** Dataset excerpt **
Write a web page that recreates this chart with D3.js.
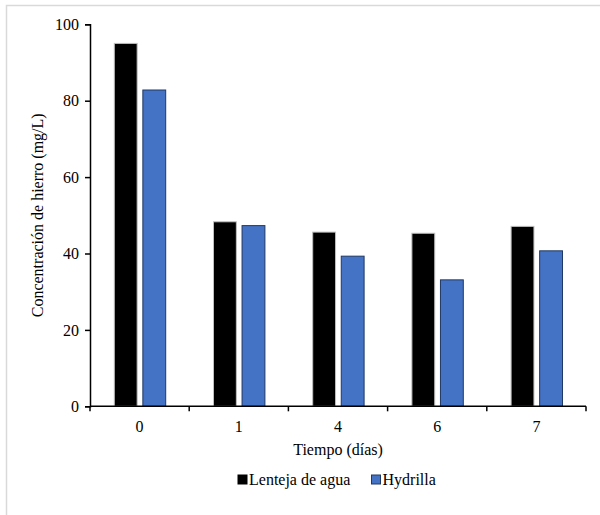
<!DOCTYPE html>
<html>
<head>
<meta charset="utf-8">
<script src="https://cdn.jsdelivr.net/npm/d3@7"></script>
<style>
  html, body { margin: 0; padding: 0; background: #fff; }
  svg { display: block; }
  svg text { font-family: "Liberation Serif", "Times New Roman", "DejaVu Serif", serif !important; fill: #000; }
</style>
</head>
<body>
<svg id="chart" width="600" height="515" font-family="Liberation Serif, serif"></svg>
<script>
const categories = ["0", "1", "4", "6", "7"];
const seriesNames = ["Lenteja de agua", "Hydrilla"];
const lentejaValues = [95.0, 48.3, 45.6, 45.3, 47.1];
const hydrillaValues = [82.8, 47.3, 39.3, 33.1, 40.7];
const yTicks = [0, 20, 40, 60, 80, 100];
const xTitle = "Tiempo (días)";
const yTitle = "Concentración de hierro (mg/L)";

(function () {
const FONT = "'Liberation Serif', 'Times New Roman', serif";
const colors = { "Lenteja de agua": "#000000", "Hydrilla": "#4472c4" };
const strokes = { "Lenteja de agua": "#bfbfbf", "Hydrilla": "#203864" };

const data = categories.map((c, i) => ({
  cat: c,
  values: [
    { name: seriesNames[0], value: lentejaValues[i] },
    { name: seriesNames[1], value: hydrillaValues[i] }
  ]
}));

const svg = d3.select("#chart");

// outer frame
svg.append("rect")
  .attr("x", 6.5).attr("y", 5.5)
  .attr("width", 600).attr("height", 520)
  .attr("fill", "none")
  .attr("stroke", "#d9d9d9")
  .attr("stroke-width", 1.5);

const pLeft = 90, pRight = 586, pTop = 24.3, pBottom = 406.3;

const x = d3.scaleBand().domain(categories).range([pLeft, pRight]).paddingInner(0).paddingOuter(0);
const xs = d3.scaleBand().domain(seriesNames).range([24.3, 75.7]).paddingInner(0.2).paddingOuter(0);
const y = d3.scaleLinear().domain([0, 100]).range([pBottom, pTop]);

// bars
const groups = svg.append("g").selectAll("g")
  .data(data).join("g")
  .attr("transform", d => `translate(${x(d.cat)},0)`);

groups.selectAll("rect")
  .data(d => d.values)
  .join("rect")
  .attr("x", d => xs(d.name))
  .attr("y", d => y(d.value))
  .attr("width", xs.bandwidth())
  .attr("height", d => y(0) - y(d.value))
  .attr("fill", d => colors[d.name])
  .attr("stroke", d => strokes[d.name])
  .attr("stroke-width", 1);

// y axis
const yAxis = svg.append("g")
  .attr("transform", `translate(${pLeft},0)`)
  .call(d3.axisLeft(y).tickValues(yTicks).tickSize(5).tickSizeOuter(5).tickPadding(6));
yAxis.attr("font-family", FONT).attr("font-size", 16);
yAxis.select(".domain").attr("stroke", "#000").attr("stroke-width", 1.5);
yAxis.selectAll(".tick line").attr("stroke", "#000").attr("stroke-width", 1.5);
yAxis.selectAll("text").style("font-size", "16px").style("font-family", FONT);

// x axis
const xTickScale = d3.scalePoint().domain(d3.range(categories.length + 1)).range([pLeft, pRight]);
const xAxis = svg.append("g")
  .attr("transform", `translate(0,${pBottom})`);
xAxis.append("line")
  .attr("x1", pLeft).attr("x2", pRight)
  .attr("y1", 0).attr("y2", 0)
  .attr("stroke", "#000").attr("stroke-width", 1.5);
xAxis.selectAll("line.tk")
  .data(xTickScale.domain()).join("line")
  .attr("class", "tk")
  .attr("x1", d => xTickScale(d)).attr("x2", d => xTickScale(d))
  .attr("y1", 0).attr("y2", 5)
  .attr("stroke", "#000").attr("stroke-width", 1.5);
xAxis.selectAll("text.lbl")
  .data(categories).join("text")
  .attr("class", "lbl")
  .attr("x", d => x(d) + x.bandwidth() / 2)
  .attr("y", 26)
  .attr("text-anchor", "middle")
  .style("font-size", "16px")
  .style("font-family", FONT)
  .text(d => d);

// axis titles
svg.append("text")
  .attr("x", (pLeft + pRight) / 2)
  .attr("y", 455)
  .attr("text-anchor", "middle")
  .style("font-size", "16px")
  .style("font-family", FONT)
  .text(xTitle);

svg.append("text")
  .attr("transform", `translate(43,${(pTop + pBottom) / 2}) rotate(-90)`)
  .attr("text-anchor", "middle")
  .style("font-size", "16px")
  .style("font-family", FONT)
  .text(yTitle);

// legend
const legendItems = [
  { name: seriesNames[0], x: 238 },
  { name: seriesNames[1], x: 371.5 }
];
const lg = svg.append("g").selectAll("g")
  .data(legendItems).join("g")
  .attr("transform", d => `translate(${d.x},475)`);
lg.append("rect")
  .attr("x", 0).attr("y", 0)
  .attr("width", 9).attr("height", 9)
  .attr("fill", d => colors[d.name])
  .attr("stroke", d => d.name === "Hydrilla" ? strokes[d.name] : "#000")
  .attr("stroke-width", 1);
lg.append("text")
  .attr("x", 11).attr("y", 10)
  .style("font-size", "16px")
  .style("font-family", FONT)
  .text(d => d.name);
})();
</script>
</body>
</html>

** Stated exercise **
Transcribe the listing in full and omit the pictures.

** Full answer **
Write a web page that recreates this chart with D3.js.
<!DOCTYPE html>
<html>
<head>
<meta charset="utf-8">
<script src="https://cdn.jsdelivr.net/npm/d3@7"></script>
<style>
  html, body { margin: 0; padding: 0; background: #fff; }
  svg { display: block; }
  svg text { font-family: "Liberation Serif", "Times New Roman", "DejaVu Serif", serif !important; fill: #000; }
</style>
</head>
<body>
<svg id="chart" width="600" height="515" font-family="Liberation Serif, serif"></svg>
<script>
const categories = ["0", "1", "4", "6", "7"];
const seriesNames = ["Lenteja de agua", "Hydrilla"];
const lentejaValues = [95.0, 48.3, 45.6, 45.3, 47.1];
const hydrillaValues = [82.8, 47.3, 39.3, 33.1, 40.7];
const yTicks = [0, 20, 40, 60, 80, 100];
const xTitle = "Tiempo (días)";
const yTitle = "Concentración de hierro (mg/L)";

(function () {
const FONT = "'Liberation Serif', 'Times New Roman', serif";
const colors = { "Lenteja de agua": "#000000", "Hydrilla": "#4472c4" };
const strokes = { "Lenteja de agua": "#bfbfbf", "Hydrilla": "#203864" };

const data = categories.map((c, i) => ({
  cat: c,
  values: [
    { name: seriesNames[0], value: lentejaValues[i] },
    { name: seriesNames[1], value: hydrillaValues[i] }
  ]
}));

const svg = d3.select("#chart");

// outer frame
svg.append("rect")
  .attr("x", 6.5).attr("y", 5.5)
  .attr("width", 600).attr("height", 520)
  .attr("fill", "none")
  .attr("stroke", "#d9d9d9")
  .attr("stroke-width", 1.5);

const pLeft = 90, pRight = 586, pTop = 24.3, pBottom = 406.3;

const x = d3.scaleBand().domain(categories).range([pLeft, pRight]).paddingInner(0).paddingOuter(0);
const xs = d3.scaleBand().domain(seriesNames).range([24.3, 75.7]).paddingInner(0.2).paddingOuter(0);
const y = d3.scaleLinear().domain([0, 100]).range([pBottom, pTop]);

// bars
const groups = svg.append("g").selectAll("g")
  .data(data).join("g")
  .attr("transform", d => `translate(${x(d.cat)},0)`);

groups.selectAll("rect")
  .data(d => d.values)
  .join("rect")
  .attr("x", d => xs(d.name))
  .attr("y", d => y(d.value))
  .attr("width", xs.bandwidth())
  .attr("height", d => y(0) - y(d.value))
  .attr("fill", d => colors[d.name])
  .attr("stroke", d => strokes[d.name])
  .attr("stroke-width", 1);

// y axis
const yAxis = svg.append("g")
  .attr("transform", `translate(${pLeft},0)`)
  .call(d3.axisLeft(y).tickValues(yTicks).tickSize(5).tickSizeOuter(5).tickPadding(6));
yAxis.attr("font-family", FONT).attr("font-size", 16);
yAxis.select(".domain").attr("stroke", "#000").attr("stroke-width", 1.5);
yAxis.selectAll(".tick line").attr("stroke", "#000").attr("stroke-width", 1.5);
yAxis.selectAll("text").style("font-size", "16px").style("font-family", FONT);

// x axis
const xTickScale = d3.scalePoint().domain(d3.range(categories.length + 1)).range([pLeft, pRight]);
const xAxis = svg.append("g")
  .attr("transform", `translate(0,${pBottom})`);
xAxis.append("line")
  .attr("x1", pLeft).attr("x2", pRight)
  .attr("y1", 0).attr("y2", 0)
  .attr("stroke", "#000").attr("stroke-width", 1.5);
xAxis.selectAll("line.tk")
  .data(xTickScale.domain()).join("line")
  .attr("class", "tk")
  .attr("x1", d => xTickScale(d)).attr("x2", d => xTickScale(d))
  .attr("y1", 0).attr("y2", 5)
  .attr("stroke", "#000").attr("stroke-width", 1.5);
xAxis.selectAll("text.lbl")
  .data(categories).join("text")
  .attr("class", "lbl")
  .attr("x", d => x(d) + x.bandwidth() / 2)
  .attr("y", 26)
  .attr("text-anchor", "middle")
  .style("font-size", "16px")
  .style("font-family", FONT)
  .text(d => d);

// axis titles
svg.append("text")
  .attr("x", (pLeft + pRight) / 2)
  .attr("y", 455)
  .attr("text-anchor", "middle")
  .style("font-size", "16px")
  .style("font-family", FONT)
  .text(xTitle);

svg.append("text")
  .attr("transform", `translate(43,${(pTop + pBottom) / 2}) rotate(-90)`)
  .attr("text-anchor", "middle")
  .style("font-size", "16px")
  .style("font-family", FONT)
  .text(yTitle);

// legend
const legendItems = [
  { name: seriesNames[0], x: 238 },
  { name: seriesNames[1], x: 371.5 }
];
const lg = svg.append("g").selectAll("g")
  .data(legendItems).join("g")
  .attr("transform", d => `translate(${d.x},475)`);
lg.append("rect")
  .attr("x", 0).attr("y", 0)
  .attr("width", 9).attr("height", 9)
  .attr("fill", d => colors[d.name])
  .attr("stroke", d => d.name === "Hydrilla" ? strokes[d.name] : "#000")
  .attr("stroke-width", 1);
lg.append("text")
  .attr("x", 11).attr("y", 10)
  .style("font-size", "16px")
  .style("font-family", FONT)
  .text(d => d.name);
})();
</script>
</body>
</html>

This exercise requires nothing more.